::: Entries shown

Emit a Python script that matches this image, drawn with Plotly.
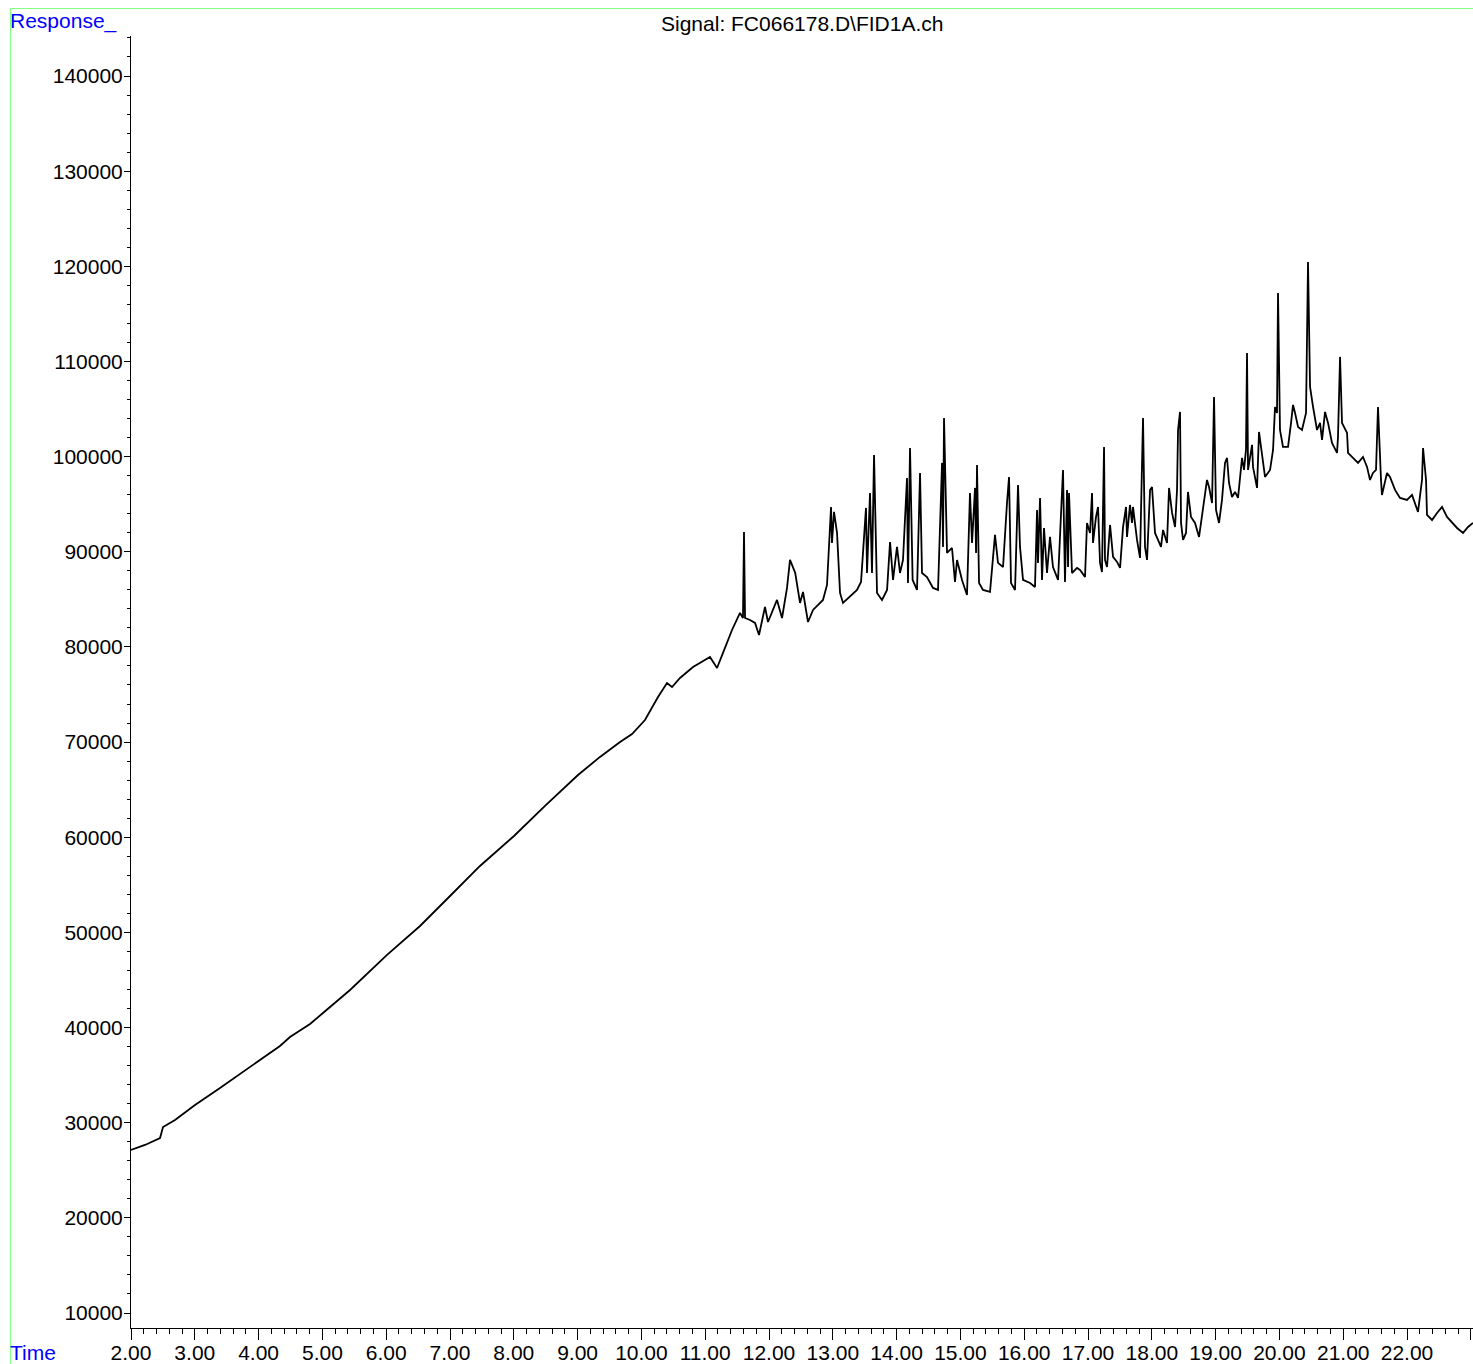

::::::
::: Entries shown

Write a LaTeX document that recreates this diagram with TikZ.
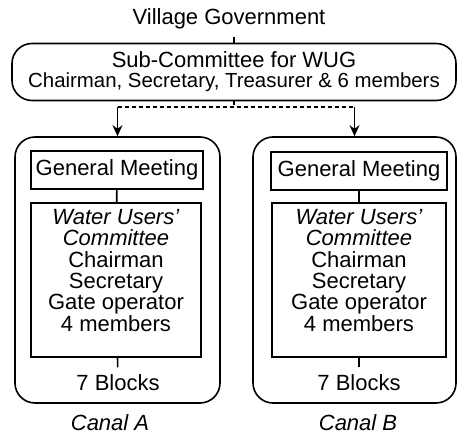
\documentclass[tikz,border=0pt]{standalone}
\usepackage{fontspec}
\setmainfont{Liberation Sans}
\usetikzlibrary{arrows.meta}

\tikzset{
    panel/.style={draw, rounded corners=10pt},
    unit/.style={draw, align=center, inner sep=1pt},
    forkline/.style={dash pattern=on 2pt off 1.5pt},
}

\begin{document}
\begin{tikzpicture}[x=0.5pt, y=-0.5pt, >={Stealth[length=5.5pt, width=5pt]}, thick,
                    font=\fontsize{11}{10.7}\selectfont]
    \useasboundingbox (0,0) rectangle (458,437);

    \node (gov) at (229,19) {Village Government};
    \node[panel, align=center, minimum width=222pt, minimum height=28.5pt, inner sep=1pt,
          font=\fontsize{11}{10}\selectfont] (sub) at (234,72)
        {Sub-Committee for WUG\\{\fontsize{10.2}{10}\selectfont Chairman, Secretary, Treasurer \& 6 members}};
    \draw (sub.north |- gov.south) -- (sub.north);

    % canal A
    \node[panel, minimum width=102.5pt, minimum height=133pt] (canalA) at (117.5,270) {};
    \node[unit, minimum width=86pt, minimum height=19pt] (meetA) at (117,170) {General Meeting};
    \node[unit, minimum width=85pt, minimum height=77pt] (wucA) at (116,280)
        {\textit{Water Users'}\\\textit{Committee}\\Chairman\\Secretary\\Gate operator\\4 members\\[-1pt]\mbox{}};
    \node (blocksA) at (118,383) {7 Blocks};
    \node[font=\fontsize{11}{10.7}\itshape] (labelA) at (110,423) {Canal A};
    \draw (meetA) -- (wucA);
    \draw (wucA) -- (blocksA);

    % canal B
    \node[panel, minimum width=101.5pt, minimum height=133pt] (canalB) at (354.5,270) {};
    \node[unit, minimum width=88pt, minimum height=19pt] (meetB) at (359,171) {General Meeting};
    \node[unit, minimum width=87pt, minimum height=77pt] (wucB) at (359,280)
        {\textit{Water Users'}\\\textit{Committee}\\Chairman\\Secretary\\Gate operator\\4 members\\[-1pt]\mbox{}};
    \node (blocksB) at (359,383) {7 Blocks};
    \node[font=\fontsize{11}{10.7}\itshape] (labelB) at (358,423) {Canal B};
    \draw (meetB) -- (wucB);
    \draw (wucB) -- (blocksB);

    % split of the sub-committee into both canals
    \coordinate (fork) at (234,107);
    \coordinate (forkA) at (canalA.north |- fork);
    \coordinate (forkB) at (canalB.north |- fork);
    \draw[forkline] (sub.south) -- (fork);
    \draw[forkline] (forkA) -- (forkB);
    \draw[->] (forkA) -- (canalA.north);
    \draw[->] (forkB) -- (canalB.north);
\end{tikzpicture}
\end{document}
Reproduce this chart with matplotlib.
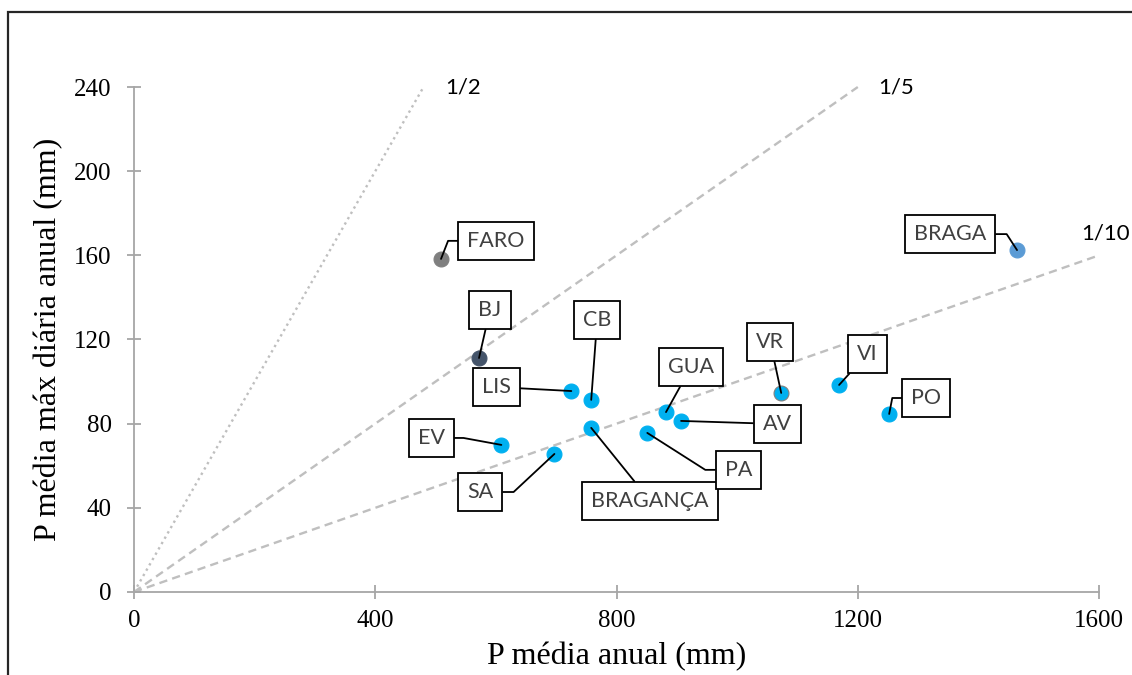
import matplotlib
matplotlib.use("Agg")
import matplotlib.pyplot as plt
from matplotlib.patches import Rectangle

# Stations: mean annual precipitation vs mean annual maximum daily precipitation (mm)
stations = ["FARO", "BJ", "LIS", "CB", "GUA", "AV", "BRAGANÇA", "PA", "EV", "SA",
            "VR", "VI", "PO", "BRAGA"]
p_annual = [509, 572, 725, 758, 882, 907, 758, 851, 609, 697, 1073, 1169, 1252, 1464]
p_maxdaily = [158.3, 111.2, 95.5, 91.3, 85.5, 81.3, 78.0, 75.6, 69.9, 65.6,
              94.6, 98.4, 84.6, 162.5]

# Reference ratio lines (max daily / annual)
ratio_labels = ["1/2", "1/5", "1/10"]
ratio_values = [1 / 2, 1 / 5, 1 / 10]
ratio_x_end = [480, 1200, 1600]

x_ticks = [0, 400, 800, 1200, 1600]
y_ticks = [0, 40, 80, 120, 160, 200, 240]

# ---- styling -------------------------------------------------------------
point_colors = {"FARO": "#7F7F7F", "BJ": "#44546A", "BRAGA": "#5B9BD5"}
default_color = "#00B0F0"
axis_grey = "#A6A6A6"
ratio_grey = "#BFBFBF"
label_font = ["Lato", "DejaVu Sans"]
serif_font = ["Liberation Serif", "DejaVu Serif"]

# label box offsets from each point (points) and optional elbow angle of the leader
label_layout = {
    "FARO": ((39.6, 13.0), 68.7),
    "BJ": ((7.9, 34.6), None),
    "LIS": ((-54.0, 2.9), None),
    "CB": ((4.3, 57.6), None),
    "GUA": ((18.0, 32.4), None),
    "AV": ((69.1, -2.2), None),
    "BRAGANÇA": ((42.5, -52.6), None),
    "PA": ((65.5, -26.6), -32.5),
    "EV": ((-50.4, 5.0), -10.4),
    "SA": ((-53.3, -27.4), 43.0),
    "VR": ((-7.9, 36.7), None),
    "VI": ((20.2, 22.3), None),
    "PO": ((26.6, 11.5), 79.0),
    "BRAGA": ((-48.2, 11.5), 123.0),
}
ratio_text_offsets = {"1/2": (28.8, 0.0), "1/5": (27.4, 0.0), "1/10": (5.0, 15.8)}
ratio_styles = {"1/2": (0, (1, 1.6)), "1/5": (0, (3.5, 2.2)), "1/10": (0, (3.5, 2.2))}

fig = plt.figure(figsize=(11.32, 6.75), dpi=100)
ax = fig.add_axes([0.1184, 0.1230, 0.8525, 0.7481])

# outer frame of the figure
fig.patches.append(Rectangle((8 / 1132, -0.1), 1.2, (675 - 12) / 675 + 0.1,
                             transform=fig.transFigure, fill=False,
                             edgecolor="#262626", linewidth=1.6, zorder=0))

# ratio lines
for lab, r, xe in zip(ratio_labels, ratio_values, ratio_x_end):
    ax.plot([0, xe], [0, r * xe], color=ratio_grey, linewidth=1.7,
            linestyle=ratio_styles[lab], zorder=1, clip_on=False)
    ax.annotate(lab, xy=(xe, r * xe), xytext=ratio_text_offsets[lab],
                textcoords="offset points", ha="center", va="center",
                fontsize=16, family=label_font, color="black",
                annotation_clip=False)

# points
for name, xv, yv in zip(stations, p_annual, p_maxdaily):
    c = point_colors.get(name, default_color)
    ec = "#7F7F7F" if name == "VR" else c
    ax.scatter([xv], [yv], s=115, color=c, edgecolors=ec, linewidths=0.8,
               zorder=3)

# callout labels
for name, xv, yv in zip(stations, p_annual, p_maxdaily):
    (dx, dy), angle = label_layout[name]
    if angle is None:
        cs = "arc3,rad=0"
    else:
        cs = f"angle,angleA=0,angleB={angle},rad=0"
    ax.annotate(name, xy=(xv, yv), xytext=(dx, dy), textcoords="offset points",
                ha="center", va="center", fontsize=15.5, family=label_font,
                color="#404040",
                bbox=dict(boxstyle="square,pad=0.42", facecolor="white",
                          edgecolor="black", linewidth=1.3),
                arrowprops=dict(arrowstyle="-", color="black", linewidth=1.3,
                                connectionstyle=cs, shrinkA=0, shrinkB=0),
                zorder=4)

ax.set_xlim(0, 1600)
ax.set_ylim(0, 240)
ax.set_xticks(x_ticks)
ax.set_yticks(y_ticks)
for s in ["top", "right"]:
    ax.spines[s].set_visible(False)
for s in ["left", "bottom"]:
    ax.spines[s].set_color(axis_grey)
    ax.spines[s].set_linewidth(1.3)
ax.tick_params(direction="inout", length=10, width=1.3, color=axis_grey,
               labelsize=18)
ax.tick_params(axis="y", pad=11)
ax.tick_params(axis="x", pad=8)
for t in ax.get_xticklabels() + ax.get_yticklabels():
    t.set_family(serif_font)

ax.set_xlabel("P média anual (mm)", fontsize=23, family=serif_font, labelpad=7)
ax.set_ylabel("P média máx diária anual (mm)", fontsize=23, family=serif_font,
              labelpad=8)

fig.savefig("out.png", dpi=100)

::::::

Requirements
In the records above, find the line with "Reproduce this chart with matplotlib." and the line with "y_ticks = [0, 40, 80, 120, 160, 200, 240]", then restate word for word only those two lines and all lines between, omitting pictures.

Response to this task
Reproduce this chart with matplotlib.
import matplotlib
matplotlib.use("Agg")
import matplotlib.pyplot as plt
from matplotlib.patches import Rectangle

# Stations: mean annual precipitation vs mean annual maximum daily precipitation (mm)
stations = ["FARO", "BJ", "LIS", "CB", "GUA", "AV", "BRAGANÇA", "PA", "EV", "SA",
            "VR", "VI", "PO", "BRAGA"]
p_annual = [509, 572, 725, 758, 882, 907, 758, 851, 609, 697, 1073, 1169, 1252, 1464]
p_maxdaily = [158.3, 111.2, 95.5, 91.3, 85.5, 81.3, 78.0, 75.6, 69.9, 65.6,
              94.6, 98.4, 84.6, 162.5]

# Reference ratio lines (max daily / annual)
ratio_labels = ["1/2", "1/5", "1/10"]
ratio_values = [1 / 2, 1 / 5, 1 / 10]
ratio_x_end = [480, 1200, 1600]

x_ticks = [0, 400, 800, 1200, 1600]
y_ticks = [0, 40, 80, 120, 160, 200, 240]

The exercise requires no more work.